Liberty Heap

Personal information
- Full name: Liberty Nicole Heap
- Born: 16 September 2003 (age 22) Burnley, Lancashire, England
- Batting: Right-handed
- Bowling: Right-arm off break
- Role: All-rounder

Domestic team information
- 2019: Cumbria
- 2020–present: Lancashire
- 2020–2024: North West Thunder
- 2021: North Representative XI
- 2022: Cumbria

Career statistics
| Competition | WLA | WT20 |
| Matches | 19 | 26 |
| Runs scored | 192 | 305 |
| Batting average | 12.00 | 16.05 |
| 100s/50s | 0/0 | 0/0 |
| Top score | 36* | 46 |
| Balls bowled | 336 | 91 |
| Wickets | 15 | 3 |
| Bowling average | 17.20 | 38.33 |
| 5 wickets in innings | 0 | 0 |
| 10 wickets in match | 0 | 0 |
| Best bowling | 3/34 | 2/17 |
| Catches/stumpings | 3/– | 7/– |
- Source: CricketArchive, 6 August 2025

= Liberty Heap =

English cricketer (born 2003)

Liberty Nicole Heap (born 16 September 2003) is an English cricketer who currently plays for Lancashire. An all-rounder, she is a right-handed batter and right-arm off break bowler. She previously played for Cumbria, North Representative XI and North West Thunder.

==Early life==
Heap was born on 16 September 2003 in Burnley, Lancashire.

==Domestic career==
Heap made her county debut in 2019, for Cumbria against Lincolnshire, in which she scored 17 runs and took 2/23 from 10 overs. This was the only Championship game she played that season, whilst also appearing in two Twenty20 Cup matches. In 2021, Heap was named as part of the Lancashire contingent of the North Representative XI squad for the Twenty20 Cup, playing four matches, scoring 55 runs and taking 2 wickets. She played for Cumbria in the 2022 Women's Twenty20 Cup, taking one wicket.
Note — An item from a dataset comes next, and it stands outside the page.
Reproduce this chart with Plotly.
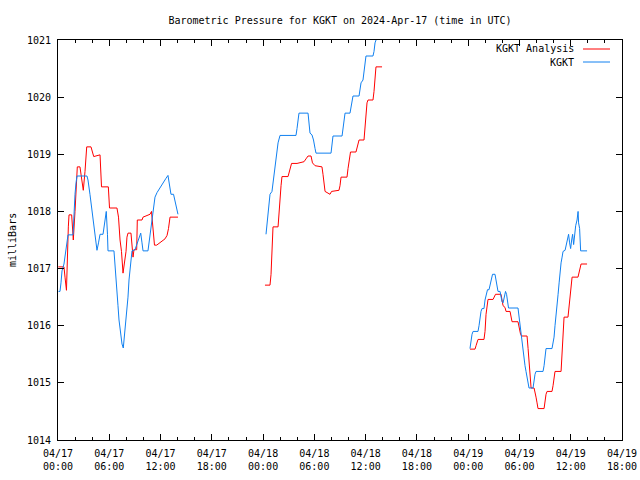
import pandas as pd
import plotly.graph_objects as go

TITLE = "Barometric Pressure for KGKT on 2024-Apr-17 (time in UTC)"
START = "2024-04-17 00:00"
END = "2024-04-19 18:00"

# hours since 2024-04-17 00:00 UTC, pressure in millibars
analysis_h1 = [0.04, 0.70, 0.82, 0.99, 1.21, 1.29, 1.60, 1.79, 1.99, 2.11, 2.26, 2.57, 2.69, 2.84, 2.96, 3.16, 3.36, 3.86, 3.98, 4.18, 4.92, 5.09, 5.89, 6.03, 6.90, 7.08, 7.26, 7.43, 7.61, 7.72, 7.96, 8.07, 8.19, 8.54, 8.66, 8.78, 8.89, 9.21, 9.28, 9.83, 9.95, 10.30, 10.77, 10.94, 11.06, 11.18, 11.29, 11.55, 11.94, 12.52, 12.76, 12.93, 13.11, 14.04]
analysis_p1 = [1017.03, 1017.03, 1016.85, 1016.62, 1017.73, 1017.94, 1017.94, 1017.5, 1018.0, 1018.4, 1018.78, 1018.78, 1018.67, 1018.5, 1018.37, 1018.7, 1019.13, 1019.13, 1019.05, 1018.96, 1018.99, 1018.43, 1018.43, 1018.06, 1018.06, 1017.9, 1017.5, 1017.3, 1016.92, 1017.05, 1017.3, 1017.55, 1017.62, 1017.62, 1017.38, 1017.2, 1017.33, 1017.33, 1017.85, 1017.85, 1017.9, 1017.92, 1017.95, 1018.0, 1017.8, 1017.55, 1017.41, 1017.41, 1017.45, 1017.52, 1017.58, 1017.7, 1017.9, 1017.9]

analysis_h2 = [24.22, 24.81, 24.93, 25.04, 25.16, 25.75, 25.86, 25.98, 26.10, 26.21, 26.92, 27.03, 27.21, 27.33, 27.97, 28.79, 29.02, 29.26, 29.61, 29.78, 30.08, 30.89, 31.01, 31.13, 31.25, 31.83, 32.01, 32.88, 33.00, 33.12, 33.82, 33.94, 34.05, 34.23, 34.87, 34.99, 35.11, 35.23, 35.81, 35.93, 36.04, 36.16, 36.28, 36.86, 36.98, 37.10, 37.21, 37.92]
analysis_p2 = [1016.71, 1016.71, 1016.9, 1017.35, 1017.73, 1017.73, 1017.9, 1018.2, 1018.45, 1018.61, 1018.61, 1018.68, 1018.78, 1018.84, 1018.84, 1018.87, 1018.92, 1018.97, 1018.97, 1018.85, 1018.8, 1018.78, 1018.65, 1018.5, 1018.35, 1018.3, 1018.35, 1018.37, 1018.45, 1018.6, 1018.6, 1018.75, 1018.9, 1019.04, 1019.04, 1019.1, 1019.2, 1019.25, 1019.25, 1019.45, 1019.7, 1019.9, 1019.95, 1019.95, 1020.1, 1020.3, 1020.53, 1020.53]

analysis_h3 = [48.21, 48.80, 48.92, 49.03, 49.15, 49.85, 49.97, 50.09, 50.20, 50.32, 50.91, 51.02, 51.20, 51.84, 51.96, 52.08, 52.31, 52.43, 52.90, 53.01, 53.13, 53.83, 53.95, 54.13, 54.25, 54.89, 55.01, 55.12, 55.24, 55.36, 55.71, 55.82, 55.94, 56.06, 56.17, 56.88, 56.99, 57.11, 57.23, 57.81, 57.93, 58.05, 58.16, 58.87, 58.99, 59.10, 59.22, 59.68, 59.80, 59.92, 60.04, 60.16, 60.85, 60.97, 61.09, 61.21, 61.91]
analysis_p3 = [1015.59, 1015.59, 1015.65, 1015.73, 1015.76, 1015.76, 1015.9, 1016.2, 1016.4, 1016.46, 1016.46, 1016.5, 1016.55, 1016.55, 1016.45, 1016.35, 1016.32, 1016.25, 1016.25, 1016.15, 1016.07, 1016.07, 1015.95, 1015.85, 1015.82, 1015.82, 1015.6, 1015.4, 1015.1, 1014.91, 1014.91, 1014.85, 1014.75, 1014.65, 1014.55, 1014.55, 1014.7, 1014.8, 1014.85, 1014.85, 1014.95, 1015.1, 1015.2, 1015.2, 1015.6, 1016.0, 1016.15, 1016.15, 1016.3, 1016.5, 1016.7, 1016.85, 1016.85, 1016.95, 1017.05, 1017.08, 1017.08]

obs_h1 = [0.06, 0.23, 0.35, 0.47, 0.70, 0.82, 1.05, 1.17, 1.76, 1.87, 1.99, 2.11, 2.22, 3.39, 3.51, 3.74, 3.98, 4.21, 4.45, 4.56, 4.74, 4.92, 5.27, 5.50, 5.65, 5.79, 5.85, 6.55, 6.67, 6.79, 6.90, 7.02, 7.14, 7.26, 7.37, 7.49, 7.64, 7.72, 7.84, 8.02, 8.19, 8.31, 8.48, 8.66, 9.01, 9.25, 9.48, 9.68, 9.83, 9.95, 10.53, 10.65, 10.77, 10.94, 11.12, 11.35, 11.59, 11.94, 12.29, 12.64, 12.87, 13.05, 13.22, 13.52, 13.69, 13.87, 14.04]
obs_p1 = [1016.6, 1016.6, 1016.75, 1016.96, 1017.08, 1017.22, 1017.45, 1017.59, 1017.59, 1018.0, 1018.3, 1018.5, 1018.62, 1018.62, 1018.55, 1018.3, 1018.0, 1017.7, 1017.45, 1017.32, 1017.45, 1017.6, 1017.6, 1017.85, 1018.0, 1017.6, 1017.31, 1017.31, 1017.1, 1016.85, 1016.6, 1016.35, 1016.1, 1015.95, 1015.8, 1015.68, 1015.61, 1015.73, 1015.9, 1016.2, 1016.5, 1016.8, 1017.1, 1017.31, 1017.33, 1017.45, 1017.55, 1017.62, 1017.45, 1017.31, 1017.31, 1017.45, 1017.6, 1017.8, 1018.05, 1018.25, 1018.33, 1018.42, 1018.5, 1018.58, 1018.63, 1018.45, 1018.3, 1018.3, 1018.2, 1018.05, 1017.95]

obs_h2 = [24.34, 24.46, 24.58, 24.69, 24.81, 25.04, 25.16, 25.28, 25.45, 25.63, 25.75, 25.98, 27.85, 27.97, 28.09, 28.20, 29.26, 29.37, 29.49, 29.72, 29.90, 30.08, 30.19, 31.95, 32.07, 32.18, 33.24, 33.36, 33.47, 33.59, 34.17, 34.29, 34.41, 34.52, 35.23, 35.34, 35.46, 35.69, 35.81, 35.93, 36.04, 36.86, 36.98, 37.10, 37.33, 37.92]
obs_p2 = [1017.6, 1017.8, 1018.0, 1018.2, 1018.3, 1018.35, 1018.5, 1018.7, 1018.9, 1019.05, 1019.2, 1019.33, 1019.33, 1019.45, 1019.6, 1019.72, 1019.72, 1019.5, 1019.37, 1019.34, 1019.25, 1019.1, 1019.02, 1019.02, 1019.2, 1019.32, 1019.32, 1019.45, 1019.6, 1019.72, 1019.72, 1019.85, 1019.95, 1020.02, 1020.02, 1020.15, 1020.25, 1020.3, 1020.45, 1020.6, 1020.72, 1020.72, 1020.8, 1020.95, 1021.05, 1021.3]

obs_h3 = [48.21, 48.33, 48.45, 48.57, 49.15, 49.27, 49.39, 49.50, 49.62, 49.85, 49.97, 50.09, 50.26, 50.44, 50.56, 50.67, 50.85, 51.14, 51.26, 51.38, 51.49, 51.73, 51.84, 51.96, 52.08, 52.19, 52.37, 52.49, 52.60, 52.72, 53.83, 53.95, 54.07, 54.19, 54.30, 54.42, 54.54, 54.65, 54.77, 54.89, 55.01, 55.12, 55.59, 55.71, 55.82, 55.94, 56.76, 56.88, 56.99, 57.11, 57.81, 57.93, 58.05, 58.16, 58.28, 58.40, 58.52, 58.64, 58.75, 58.87, 58.99, 59.10, 59.34, 59.46, 59.57, 59.75, 59.87, 59.99, 60.11, 60.22, 60.34, 60.46, 60.58, 60.74, 60.86, 60.92, 61.04, 61.16, 61.91]
obs_p3 = [1015.6, 1015.75, 1015.85, 1015.9, 1015.9, 1016.0, 1016.15, 1016.25, 1016.3, 1016.3, 1016.45, 1016.55, 1016.63, 1016.63, 1016.72, 1016.82, 1016.9, 1016.9, 1016.8, 1016.68, 1016.6, 1016.6, 1016.5, 1016.42, 1016.4, 1016.5, 1016.6, 1016.55, 1016.42, 1016.31, 1016.31, 1016.15, 1016.0, 1015.85, 1015.75, 1015.6, 1015.45, 1015.3, 1015.2, 1015.1, 1014.98, 1014.91, 1014.91, 1015.05, 1015.15, 1015.2, 1015.2, 1015.3, 1015.45, 1015.6, 1015.6, 1015.7, 1015.8, 1016.0, 1016.15, 1016.35, 1016.55, 1016.75, 1016.95, 1017.1, 1017.2, 1017.3, 1017.32, 1017.4, 1017.5, 1017.6, 1017.45, 1017.35, 1017.5, 1017.6, 1017.42, 1017.6, 1017.75, 1017.85, 1018.0, 1017.8, 1017.7, 1017.31, 1017.31]

x_tick_text = ["04/17<br>00:00", "04/17<br>06:00", "04/17<br>12:00", "04/17<br>18:00",
               "04/18<br>00:00", "04/18<br>06:00", "04/18<br>12:00", "04/18<br>18:00",
               "04/19<br>00:00", "04/19<br>06:00", "04/19<br>12:00", "04/19<br>18:00"]
y_ticks = [1014, 1015, 1016, 1017, 1018, 1019, 1020, 1021]
series_names = ["KGKT Analysis", "KGKT"]
series_colors = ["#ff0000", "#1080f0"]

base = pd.Timestamp(START)


def join(segs_h, segs_p):
    xs, ys = [], []
    for h, p in zip(segs_h, segs_p):
        if xs:
            xs.append(None)
            ys.append(None)
        xs.extend(base + pd.to_timedelta(h, unit="h"))
        ys.extend(p)
    return xs, ys


ax, ay = join([analysis_h1, analysis_h2, analysis_h3], [analysis_p1, analysis_p2, analysis_p3])
ox, oy = join([obs_h1, obs_h2, obs_h3], [obs_p1, obs_p2, obs_p3])

FONT = "DejaVu Sans Mono"
fig = go.Figure()
fig.add_trace(go.Scatter(x=ax, y=ay, mode="lines", name=series_names[0],
                         line=dict(color=series_colors[0], width=1), connectgaps=False))
fig.add_trace(go.Scatter(x=ox, y=oy, mode="lines", name=series_names[1],
                         line=dict(color=series_colors[1], width=1), connectgaps=False))

tickvals = pd.date_range(START, END, freq="6h")
two_h = 2 * 3600 * 1000

fig.update_layout(
    width=640, height=480,
    margin=dict(l=58, r=18, t=40, b=40, autoexpand=False),
    paper_bgcolor="white", plot_bgcolor="white",
    showlegend=False,
    font=dict(family=FONT, size=10, color="black"),
    title=dict(text=TITLE, x=340 / 640, xanchor="center", y=1 - 20 / 480, yanchor="middle",
               font=dict(family=FONT, size=10, color="black")),
    xaxis=dict(
        type="date", range=[START, END], tickvals=tickvals, ticktext=x_tick_text,
        ticks="inside", ticklen=6, tickcolor="black", tickwidth=1,
        showline=True, linecolor="black", linewidth=1, mirror="ticks",
        showgrid=False, zeroline=False, ticklabelstandoff=4, automargin=False,
        minor=dict(dtick=two_h, tick0=START, ticks="inside", ticklen=3,
                   tickcolor="black", showgrid=False),
        tickfont=dict(family=FONT, size=10),
    ),
    yaxis=dict(
        range=[1014, 1021], tickvals=y_ticks, ticktext=[str(v) for v in y_ticks],
        ticks="inside", ticklen=6, tickcolor="black", tickwidth=1,
        showline=True, linecolor="black", linewidth=1, mirror="ticks",
        showgrid=False, zeroline=False, ticklabelstandoff=4, automargin=False,
        tickfont=dict(family=FONT, size=10),
    ),
)

fig.add_annotation(text="milliBars", xref="paper", yref="paper",
                   x=(12 - 58) / 564, y=0.5, textangle=-90, showarrow=False,
                   xanchor="center", yanchor="middle", font=dict(family=FONT, size=10))

legend_y = [(440 - 49) / 400, (440 - 62) / 400]
for name, color, ly in zip(series_names, series_colors, legend_y):
    fig.add_annotation(text=name, xref="paper", yref="paper", x=(576 - 58) / 564, y=ly,
                       xanchor="right", yanchor="middle", showarrow=False,
                       font=dict(family=FONT, size=10))
    fig.add_shape(type="line", xref="paper", yref="paper",
                  x0=(583 - 58) / 564, x1=(610 - 58) / 564, y0=ly, y1=ly,
                  line=dict(color=color, width=1))

fig.write_html("out.html", config={"displayModeBar": False},
               post_script="document.body.style.margin='0px';document.body.style.overflow='hidden';")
In 2020, Heap played for North West Thunder in the Rachael Heyhoe Flint Trophy. She appeared in four matches, scoring 28 runs and taking 5 wickets at an average of 18.20. Her best bowling performance came against Lightning, where she took 3/34. She played one match in 2021, scoring 19 and taking 1/41. She played two matches for the side in 2022, both in the Rachael Heyhoe Flint Trophy, taking one wicket as well as hitting 36* from 18 deliveries against Western Storm. In February 2023, it was announced that Heap had signed her first professional contract with North West Thunder. That season, she played 18 matches for the side, across the Rachael Heyhoe Flint Trophy and the Charlotte Edwards Cup, with a top score of 46 against Sunrisers. She was also signed by Manchester Originals for The Hundred, but did not play a match. In 2024, she played five matches for North West Thunder, all in the Charlotte Edwards Cup.

==International career==
In October 2022, Heap was selected in the England Under-19 squad for the 2023 ICC Under-19 Women's T20 World Cup. She was ever-present throughout the tournament, scoring 149 runs at an average of 21.28. She made one half-century, scoring 64 from 35 deliveries against Rwanda.